Come ogni sogno, anche quello dell’Åtvidaberg ebbe una fine. Facit, la fabbrica madre, non resse al cambiamento tecnologico. Le calcolatrici meccaniche vennero spazzate via dall’elettronica giapponese. L’economia cittadina collassò, e con essa il supporto alla squadra. I giocatori migliori partirono: Torstensson al Bayern, Edström al PSV, Sandberg in Germania.



Negli anni Ottanta, la squadra cadde lentamente nei ranghi. Tornò ad annaspare tra seconda e terza divisione, lasciando spazio ad altri club più ricchi, più moderni, più cittadini.

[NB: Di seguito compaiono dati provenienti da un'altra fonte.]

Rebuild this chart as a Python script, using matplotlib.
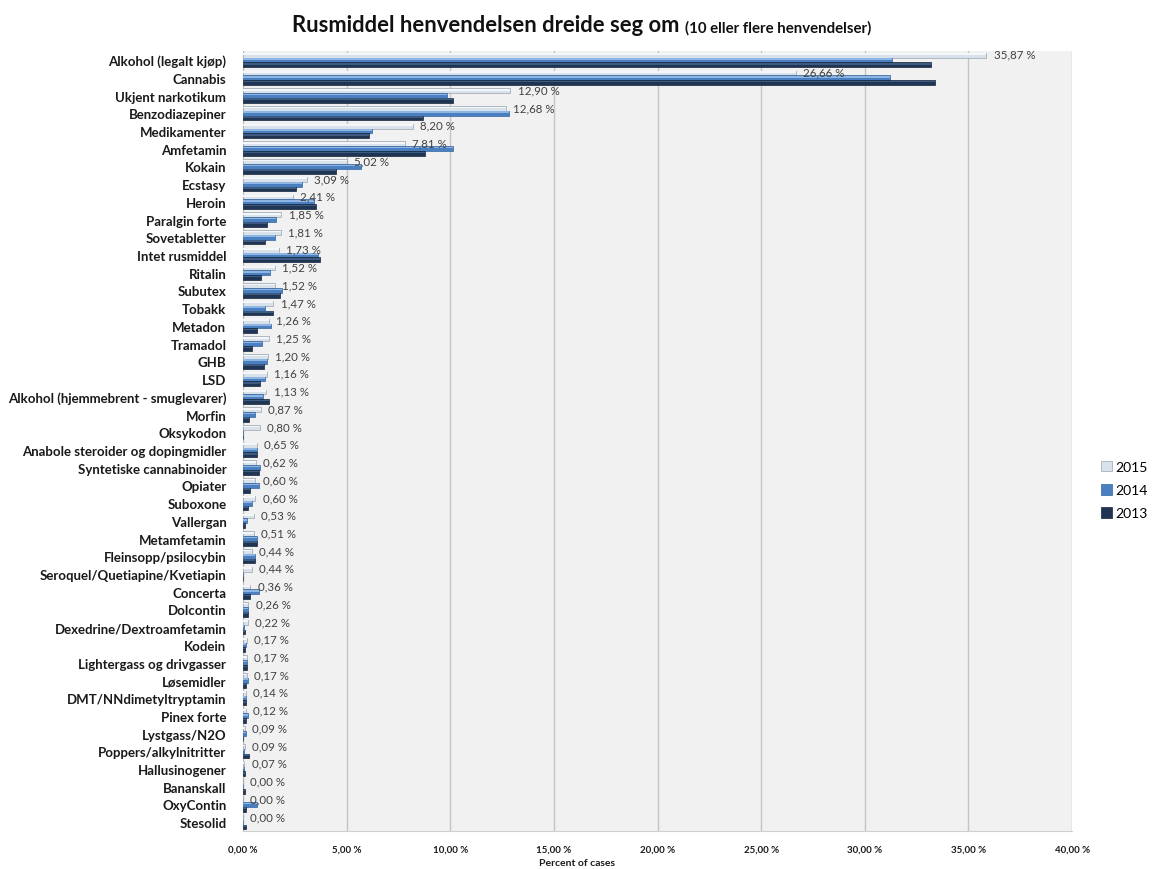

Ma Åtvidaberg non ha dimenticato. Ancora oggi, all’ingresso del Kopparvallen, c’è un piccolo museo. Un luogo raccolto, dove si conservano le maglie dei campioni, le fotografie in bianco e nero, i ritagli dei giornali tedeschi che raccontavano increduli di quei “contadini” che avevano fatto tremare il Bayern.

Un fotogramma della sfida contro il Bayern a Monaco di Baviera



Ogni tanto, qualche vecchio tifoso racconta ancora di quella sera del ’73 come fosse una battaglia vichinga. E i bambini, mentre tirano calci ai palloni nel vento del nord, portano sulle spalle i cognomi dei padri calcistici che non hanno mai visto ma che tutti, qui, conoscono.

La sida di ritorno risolta ai calci di rigore a favore del Bayern, che alla fine vincerà la sua prima Coppa dei Campioni


Perché il calcio è questo: è storia, è identità, è la possibilità che anche il piccolo – se ben guidato, se amato, se capace di sognare – possa farsi grande.


E in una Svezia grigia di autunni eterni, una volta, per qualche anno, il cielo fu azzurro e bianco. E il suo nome era Åtvidaberg.